In this novel, Norman Mailer juggles some important themes but it is a mixture of powerful and flawed writing. The subjective inner monologue of Stephen Rojack does a lot to carry the story. In a lot of ways, this inner voice expresses the whole significance of the book, more so than the events and plot twists but the stream-of-consciousness style varied widely from being brilliant to being vague. But the characters are well-drawn and indicate social issues that were fiercely debated at the time of its writing. Unfortunately, this also makes the novel a little dated. When Rojack brings Cherry to orgasm, Mailer is acknowledging a feminist issue that was on the table in its day. The meaning of this will probably go right over the heads of younger readers, but people who are knowledgeable about that time will recognize that the female orgasm was considered an important current issue in popular culture back then. In our times, after standards and mindsets have changed, it just unfairly comes off as sounding crude. The biggest problem with this novel, though, is that Mailer does not take it far enough. It is about a desperate man in the grips of despair but the narrative is too detached to really drive this point home effectively.
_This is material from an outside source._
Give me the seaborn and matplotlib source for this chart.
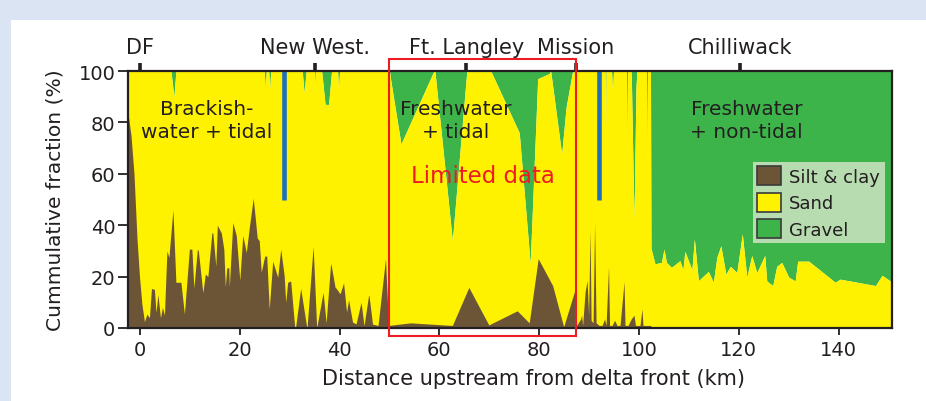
import numpy as np
import matplotlib
matplotlib.use("Agg")
import matplotlib.pyplot as plt
from matplotlib.patches import Rectangle, Patch
import seaborn as sns

# Silt & clay fraction (upper boundary of the brown layer)
silt_km = [-2.5, -1.8, -1.2, -0.6, -0.1, 0.4, 0.9, 1.4, 1.9, 2.3, 2.9, 3.2, 3.6, 4.1, 4.5, 4.9,
           5.4, 5.8, 6.6, 7.2, 8.2, 8.9, 9.9, 10.4, 10.8, 11.5, 11.7, 12.6, 13.1, 13.6, 14.4, 14.6,
           15.2, 15.5, 16.3, 16.8, 17.1, 17.4, 17.8, 17.9, 18.6, 19.3, 20.0, 20.6, 21.3, 21.9, 22.7,
           23.5, 23.9, 24.3, 25.0, 25.4, 25.9, 26.6, 27.0, 27.6, 28.2, 28.9, 29.2, 29.6, 30.2, 31.0,
           31.2, 32.2, 33.4, 33.5, 34.7, 35.4, 35.5, 36.7, 37.3, 38.2, 38.3, 39.1, 39.3, 40.1, 40.8,
           41.4, 41.8, 42.6, 43.3, 44.3, 44.9, 45.8, 45.9, 46.6, 47.7, 49.2, 49.8, 54.2, 62.6, 65.9,
           69.9, 75.6, 78.0, 79.8, 82.7, 84.9, 87.2, 87.5, 88.3, 88.5, 88.7, 89.2, 89.6, 89.9, 90.2,
           90.4, 90.8, 91.1, 91.4, 92.0, 92.6, 93.1, 93.4, 93.9, 94.1, 94.6, 95.1, 95.6, 96.2, 97.0,
           97.2, 97.8, 98.4, 99.0, 99.3, 100.2, 100.6, 100.8, 102.3, 102.7, 150.6]
silt_pct = [85, 75, 60, 35, 20, 9, 2.5, 5.4, 4, 15.4, 15, 6, 13, 4, 8, 5,
            30, 27.5, 46, 17.8, 17.8, 5.5, 30.7, 30.7, 15.6, 30.7, 30, 13.8, 21, 20, 37, 37,
            24, 40, 37, 30.7, 16, 23.4, 23.4, 16, 41, 36, 18.6, 36, 29.4, 39, 50.5,
            35, 34, 21.7, 28, 28, 7.4, 26, 23.5, 19.7, 30.7, 20.3, 10, 17.8, 18.3, 0.5,
            0.5, 15.4, 0.5, 0.5, 31.8, 0.5, 1, 13.9, 2, 25, 24.6, 15.8, 15.5, 13.3, 17.6,
            6.2, 11, 2.3, 1.6, 10, 0.9, 12.6, 12.6, 1.5, 1, 27, 1, 2, 1, 15.8,
            1.2, 6.7, 2, 27, 16.5, 0.5, 15, 1, 3.5, 5, 1, 14, 18.5, 5, 38,
            3, 2, 41, 2, 1, 1, 3.5, 1, 24, 1, 1, 3, 1, 1, 18,
            1, 1, 3.4, 5, 1, 1, 7.4, 1, 1, 0, 0]

# Silt & clay + sand (upper boundary of the yellow layer; gravel fills the rest)
sand_km = [-2.5, 6.2, 6.8, 7.2, 24.9, 25.1, 25.3, 25.8, 26.0, 26.2, 32.5, 32.9, 33.3, 35.0, 35.1,
           35.2, 36.4, 37.1, 37.8, 38.4, 39.6, 39.8, 40.0, 50.0, 50.2, 52.3, 58.9, 59.1, 62.6, 65.5,
           70.3, 76.0, 78.2, 79.7, 82.0, 82.3, 84.5, 85.4, 86.7, 93.2, 93.3, 93.4, 94.5, 94.7, 94.9,
           97.5, 97.6, 97.7, 98.4, 98.5, 99.0, 99.4, 99.6, 101.5, 101.6, 101.7, 102.3, 102.4, 103.2,
           104.5, 105.0, 105.5, 106.5, 108.2, 108.8, 109.2, 110.6, 111.1, 111.9, 113.9, 114.9, 115.6,
           116.4, 117.4, 118.3, 119.6, 120.7, 121.6, 122.6, 123.6, 125.2, 125.6, 126.8, 127.6, 128.6,
           130.0, 131.3, 131.8, 134.0, 136.6, 139.3, 140.3, 147.4, 148.7, 150.6]
sand_top = [100, 100, 90, 100, 100, 93.5, 100, 100, 93, 100, 100, 91.6, 100, 100, 93.5,
            100, 100, 87, 87, 100, 100, 93, 100, 100, 97, 71.6, 100, 100, 34, 100,
            100, 76, 25, 97, 99, 100, 67.7, 86, 100, 100, 78, 100, 100, 92, 100,
            100, 66, 100, 100, 94, 42, 94, 100, 100, 62, 100, 100, 31, 25,
            25.5, 30.7, 25.5, 23.6, 26.2, 22.7, 29.8, 22.7, 34.6, 18.4, 22, 17.8, 27.5,
            32, 21, 24, 21.6, 36.6, 19.8, 28.2, 21.5, 28.2, 18.3, 16.5, 24, 25.5,
            19.8, 18.3, 26, 26, 22, 17.8, 19, 16.5, 20.5, 18]

# Places along the river (top axis) and tidal-limit markers
place_km = [0, 35, 65.4, 87.4, 120.2]
place_names = ["DF", "New West.", "Ft. Langley", "Mission", "Chilliwack"]
marker_km = [28.8, 92.0]

sns.set_theme(style="ticks")
plt.rcParams["font.family"] = ["DejaVu Sans"]

brown = "#6b5536"
yellow = "#fff200"
green = "#3cb44a"
dark = "#231f20"
fs = 14

fig = plt.figure(figsize=(9.26, 4.02), dpi=100, facecolor="#dae4f2")
fig.patches.append(Rectangle((11 / 926, 0), 1, 1 - 21 / 402, transform=fig.transFigure,
                             facecolor="white", edgecolor="none", zorder=-10))
ax = fig.add_axes([128 / 926, 1 - 329 / 402, (891.5 - 128) / 926, (329 - 72) / 402])

ax.fill_between(sand_km, sand_top, 100, color=green, lw=0)
ax.fill_between(sand_km, 0, sand_top, color=yellow, lw=0)
ax.fill_between(silt_km, 0, silt_pct, color=brown, lw=0)
ax.vlines(marker_km, 50, 100, color="#1e6fc2", lw=3.3)

ax.set_xlim(-2.4, 150.6)
ax.set_ylim(0, 100)
ax.set_xticks(range(0, 141, 20))
ax.set_yticks(range(0, 101, 20))
ax.tick_params(labelsize=fs, colors=dark, width=1.3, length=5, direction="out", pad=4)
ax.tick_params(axis="y", length=7, pad=2)
for s in ax.spines.values():
    s.set_linewidth(1.6)
    s.set_color(dark)
ax.set_xlabel("Distance upstream from delta front (km)", fontsize=15, color=dark, labelpad=6)
ax.xaxis.set_label_coords(0.531, -0.155)
ax.set_ylabel("Cummulative fraction (%)", fontsize=14.6, color=dark, labelpad=10)

top = ax.secondary_xaxis("top")
top.set_xticks(place_km)
top.set_xticklabels(place_names)
top.tick_params(labelsize=15, colors=dark, width=2.6, length=6, direction="out", pad=4)
top.spines["top"].set_visible(False)

# limited data box
ax.add_patch(Rectangle((50, -3), 37.4, 107.7, fill=False, edgecolor="#ed1c24", lw=1.5,
                       clip_on=False, zorder=5))

ax.text(13.4, 81, "Brackish-\nwater + tidal", ha="center", va="center", fontsize=14.5,
        color=dark, linespacing=1.3)
ax.text(63.2, 81, "Freshwater\n+ tidal", ha="center", va="center", fontsize=14.5,
        color=dark, linespacing=1.3)
ax.text(68.8, 59.5, "Limited data", ha="center", va="center", fontsize=16.5, color="#ed1c24")
ax.text(121.6, 81, "Freshwater\n+ non-tidal", ha="center", va="center", fontsize=14.5,
        color=dark, linespacing=1.3)

handles = [Patch(facecolor=brown, edgecolor="#3a3a3a", lw=1.2, label="Silt & clay"),
           Patch(facecolor=yellow, edgecolor="#3a3a3a", lw=1.2, label="Sand"),
           Patch(facecolor=green, edgecolor="#3a3a3a", lw=1.2, label="Gravel")]
leg = ax.legend(handles=handles, loc="upper right", bbox_to_anchor=(0.991, 0.646),
                fontsize=13, frameon=True, fancybox=False, borderaxespad=0,
                handlelength=1.33, handleheight=1.22, labelspacing=0.38,
                handletextpad=0.45, borderpad=0.25)
leg.get_frame().set_facecolor("#b6dcb0")
leg.get_frame().set_edgecolor("none")
leg.get_frame().set_alpha(1)
for t in leg.get_texts():
    t.set_color(dark)

fig.savefig("out.png", dpi=100, facecolor=fig.get_facecolor())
Mailer was too stoic, too unemotional, too cold, and too macho to be able to plumb the depths of misery in this story so Rojack does not strike the reader as strongly as he should.

It is hard to imagine An American Dream being remembered as a classic novel. The themes and style are out of touch with the direction our society is heading in now. But it does have some elements that still make it worth reading. One question remains: why did Norman Mailer write this? In real life he stabbed his wife during a psychotic breakdown and spent a couple years in a psychiatric hospital. Fortunately, she survived. Mailer, however, lived in this shadow of this crime while struggling with mental illness for the rest of his life. Did Mailer write this in an attempt to come to terms with his own violence? On the surface, the answer appears to be no. Rojack shows no remorse. But Mailer also portrays Rojack as an antihero, an unhappy loser, living with symptoms of schizophrenia and psychosis. If you read this novel carefully, he almost sounds as if he is offering a quiet apology but this apology is too subtle for your average reader to see at first glance. Then again, maybe this theory is all wrong. Norman Mailer is dead and we can never ask him now.One thing is certain though, An American Dream is a critique of American masculinity and its problematic nature.


Mailer, Norman. An American Dream. Vintage International/Random House Inc., New York: 1997.